Scientists have long been aware of the detrimental effects of poor air quality on people’s health. In pregnant women, previous research has shown that air pollution, such as smog, can lead to a series of adverse outcomes, including preterm birth (PTB, defined as delivery before the 37th week of pregnancy), which is one of the leading causes of infant mortality in the United States.

Now, a study led by Stanford University has found that exposure to another type of potentially even more dangerous pollutant, wildfire smoke, increases a pregnant woman’s chances of going into labor prematurely, a phenomenon known as spontaneous preterm birth.

Since wildfire smoke contains microscopic particles that can enter deep into the lungs, it can worsen pre-existing health conditions such as asthma or heart disease. These extremely fine particles can also travel for hundreds or even thousands of miles from their point of origin, thus posing significant threats for a large number of people.
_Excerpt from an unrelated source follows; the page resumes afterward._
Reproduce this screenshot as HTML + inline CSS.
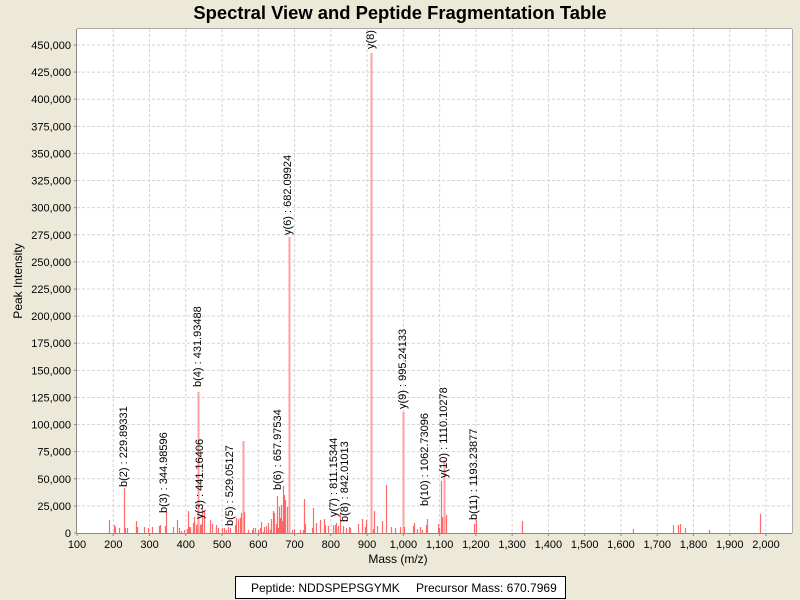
<!DOCTYPE html>
<html><head><meta charset="utf-8"><style>
html,body{margin:0;padding:0;background:#ece9d8;}
svg{display:block;font-family:"Liberation Sans",sans-serif;}
</style></head><body>
<svg width="800" height="600" xmlns="http://www.w3.org/2000/svg">
<rect width="800" height="600" fill="#ece9d8"/>
<text x="400" y="19" text-anchor="middle" font-size="18.4" font-weight="bold">Spectral View and Peptide Fragmentation Table</text>
<rect x="77" y="29" width="715" height="504" fill="#fff"/>
<g id="grid" stroke="#d4d4d4" stroke-dasharray="3,2" stroke-width="1"></g>
<defs><clipPath id="c"><rect x="77" y="29" width="715" height="504"/></clipPath></defs>
<g id="peaks" clip-path="url(#c)"></g>
<g id="labels" clip-path="url(#c)" font-size="11"></g>
<line x1="76.5" y1="29" x2="76.5" y2="533" stroke="#888"/>
<line x1="77" y1="533.5" x2="792" y2="533.5" stroke="#888"/>
<line x1="792.5" y1="29" x2="792.5" y2="533" stroke="#aaa"/>
<line x1="77" y1="28.5" x2="792" y2="28.5" stroke="#aaa"/>
<g id="ticks" font-size="11"></g>
<text x="398" y="563" text-anchor="middle" font-size="12">Mass (m/z)</text>
<text transform="translate(22,281) rotate(-90)" text-anchor="middle" font-size="12">Peak Intensity</text>
<rect x="235.5" y="576.5" width="330" height="22" fill="#fff" stroke="#000"/>
<text x="251" y="592" font-size="12">Peptide: NDDSPEPSGYMK</text>
<text x="416" y="592" font-size="12">Precursor Mass: 670.7969</text>
</svg>
<script>
var NS="http://www.w3.org/2000/svg";
function el(p,t,a,txt){var e=document.createElementNS(NS,t);for(var k in a)e.setAttribute(k,a[k]);if(txt)e.textContent=txt;document.getElementById(p).appendChild(e);}
var px=36.263;
for(var i=0;i<=19;i++){var x=77+i*px;var lab=(100+i*100).toLocaleString("en-US");
 if(i>0)el("grid","line",{x1:x,y1:29,x2:x,y2:533});
 el("ticks","line",{x1:x,y1:533,x2:x,y2:536,stroke:"#888"});
 el("ticks","text",{x:x,y:548,"text-anchor":"middle"},lab);}
var py=27.111;
for(var j=0;j<=18;j++){var y=533-j*py;
 if(j>0)el("grid","line",{x1:77,y1:y,x2:792,y2:y});
 el("ticks","line",{x1:74,y1:y,x2:77,y2:y,stroke:"#888"});
 el("ticks","text",{x:71,y:y+4,"text-anchor":"end"},(j*25000).toLocaleString("en-US"));}
var P=[[109,520],[114,525],[115,527],[119,528],[124,488],[125,528],[127,528],[136,521],[137,527],[144,527],[148,528],[152,527],[159,526],[160,525],[165,526],[166,512],[173,527],[177,520],[179,528],[181,531],[184,530],[187,529],[188,511],[189,527],[190,527],[193,523],[194,517],[196,525],[197,524],[198,392],[200,525],[201,524],[202,509],[204,511],[210,520],[212,524],[216,525],[218,528],[222,528],[224,528],[226,530],[228,527],[230,528],[235,525],[236,518],[238,519],[240,518],[241,513],[243,492],[243,441],[244,512],[248,530],[252,530],[253,528],[255,528],[258,530],[260,528],[261,522],[263,532],[264,527],[266,526],[268,523],[270,530],[271,519],[273,511],[274,513],[276,524],[277,496],[278,528],[279,507],[280,518],[281,505],[282,521],[283,486],[284,495],[285,500],[287,507],[289,237],[292,530],[294,529],[300,530],[303,530],[304,499],[305,524],[312,528],[313,508],[316,523],[320,520],[324,519],[325,525],[328,526],[333,525],[335,525],[336,523],[338,526],[340,513],[343,526],[346,528],[349,527],[350,528],[358,524],[362,519],[365,527],[366,520],[371,358],[371,53],[373,529],[374,511],[377,526],[382,521],[386,485],[391,527],[395,528],[400,527],[403,412],[404,527],[413,526],[414,523],[417,529],[420,527],[422,530],[426,525],[427,519],[438,524],[439,528],[441,481],[442,517],[444,460],[446,515],[474,524],[476,520],[522,521],[633,529],[673,525],[678,525],[680,524],[685,528],[709,530],[760,514]];
P.forEach(function(p){var tall=(533-p[1])>60;
 el("peaks","line",{x1:p[0]+0.5,y1:533,x2:p[0]+0.5,y2:p[1],stroke:tall?"#ffa0a0":"#ff5050","stroke-width":tall?2:1.2,"stroke-opacity":tall?1:0.85});});
var L=[[127,487,"b(2) : 229.89331"],[167,513,"b(3) : 344.98596"],[201,387,"b(4) : 431.93488"],[203,519,"y(3) : 441.16406"],[233,526,"b(5) : 529.05127"],[281,490,"b(6) : 657.97534"],[291,235,"y(6) : 682.09924"],[337,517,"y(7) : 811.15344"],[348,522,"b(8) : 842.01013"],[374,49,"y(8) : 910.18732"],[406,409,"y(9) : 995.24133"],[428,506,"b(10) : 1062.73096"],[447,478,"y(10) : 1110.10278"],[477,520,"b(11) : 1193.23877"]];
L.forEach(function(l){el("labels","text",{transform:"translate("+l[0]+","+l[1]+") rotate(-90)"},l[2]);});
</script>
</body></html>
To assess wildfire smoke’s impact on pregnancy, the scientists reviewed birth certificates and hospital delivery data from 2007 to 2012 of over 2.5 million pregnant women in California. Then, they compared this data with daily estimates of wildfire smoke intensity by zip code.
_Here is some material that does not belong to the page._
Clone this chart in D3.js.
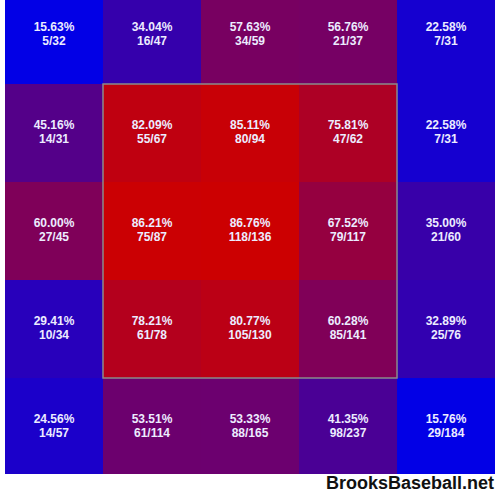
<!DOCTYPE html>
<html><head><meta charset="utf-8">
<script src="https://cdn.jsdelivr.net/npm/d3@7"></script>
<style>
html,body{margin:0;padding:0;background:#fff;}
svg{display:block;}
</style></head>
<body>
<script>
const rowsIdx = [0,1,2,3,4];
const colsIdx = [0,1,2,3,4];
const pctValues = [
  [15.63, 34.04, 57.63, 56.76, 22.58],
  [45.16, 82.09, 85.11, 75.81, 22.58],
  [60.00, 86.21, 86.76, 67.52, 35.00],
  [29.41, 78.21, 80.77, 60.28, 32.89],
  [24.56, 53.51, 53.33, 41.35, 15.76]
];
const hits = [
  [5, 16, 34, 21, 7],
  [14, 55, 80, 47, 7],
  [27, 75, 118, 79, 21],
  [10, 61, 105, 85, 25],
  [14, 61, 88, 98, 29]
];
const totals = [
  [32, 47, 59, 37, 31],
  [31, 67, 94, 62, 31],
  [45, 87, 136, 117, 60],
  [34, 78, 130, 141, 76],
  [57, 114, 165, 237, 184]
];

const W = 500, H = 492;
const svg = d3.select("body").append("svg").attr("width", W).attr("height", H);

const x = d3.scaleBand().domain(colsIdx).range([5, 495]);
const y = d3.scaleBand().domain(rowsIdx).range([-14, 476]);
const color = d3.scaleLinear()
  .domain([15, 50, 87])
  .range(["rgb(0,0,232)", "rgb(98,0,122)", "rgb(205,0,0)"])
  .clamp(true);

const cells = [];
rowsIdx.forEach(r => colsIdx.forEach(c => cells.push({r, c, p: pctValues[r][c], h: hits[r][c], t: totals[r][c]})));

const g = svg.append("g");
svg.append("clipPath").attr("id","cl").append("rect").attr("x",5).attr("y",0).attr("width",490).attr("height",474);
const grid = g.append("g").attr("clip-path","url(#cl)");

grid.selectAll("rect.cell").data(cells).join("rect")
  .attr("class","cell")
  .attr("x", d => x(d.c)).attr("y", d => y(d.r))
  .attr("width", x.bandwidth()).attr("height", y.bandwidth())
  .attr("fill", d => color(d.p));

// strike zone border
g.append("rect")
  .attr("x", x(1)).attr("y", y(1))
  .attr("width", x(3) + x.bandwidth() - x(1))
  .attr("height", y(3) + y.bandwidth() - y(1))
  .attr("fill", "none").attr("stroke", "#8a8a8a").attr("stroke-width", 1.5);

const txt = grid.selectAll("g.lbl").data(cells).join("g")
  .attr("class","lbl")
  .attr("transform", d => `translate(${x(d.c) + x.bandwidth()/2},${y(d.r) + y.bandwidth()/2})`);
txt.append("text").attr("text-anchor","middle").attr("y", -4)
  .attr("font-family","Liberation Sans, Arial, sans-serif").attr("font-size", 12)
  .attr("font-weight","bold")
  .attr("fill","#ececff")
  .text(d => d.p.toFixed(2) + "%");
txt.append("text").attr("text-anchor","middle").attr("y", 10)
  .attr("font-family","Liberation Sans, Arial, sans-serif").attr("font-size", 12)
  .attr("font-weight","bold")
  .attr("fill","#ececff")
  .text(d => d.h + "/" + d.t);

svg.append("text").attr("x", 494).attr("y", 489).attr("text-anchor","end")
  .attr("font-family","Liberation Sans, Arial, sans-serif").attr("font-weight","bold")
  .attr("font-size", 18).attr("fill","#111")
  .text("BrooksBaseball.net");
</script>
</body></html>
The analysis revealed that four weeks prior to conception through the first 20 weeks of pregnancy, 86 percent of pregnant women were exposed to at least one day of wildfire smoke, with an average exposure period of 7.5 days. According to the data, wildfire smoke was significantly linked to spontaneous preterm birth, with each additional day of exposure slightly increasing the odds of delivering an infant prematurely.

“Wildfires lead to acute and abrupt changes in air quality. And some emerging evidence suggests that wildfire smoke could be worse for your health than other types of pollutants,” said study lead author Anne Waldrop, an expert in Maternal-Fetal Medicine at Stanford. 

“So, even as we work to decrease other forms of air pollution, with wildfires becoming more frequent, more intense, and happening on a much larger scale, exposure to wildfire smoke is a serious public health problem, especially for vulnerable populations like pregnant people,” she concluded. 

The study is published in the American Journal of Obstetrics & Gynecology.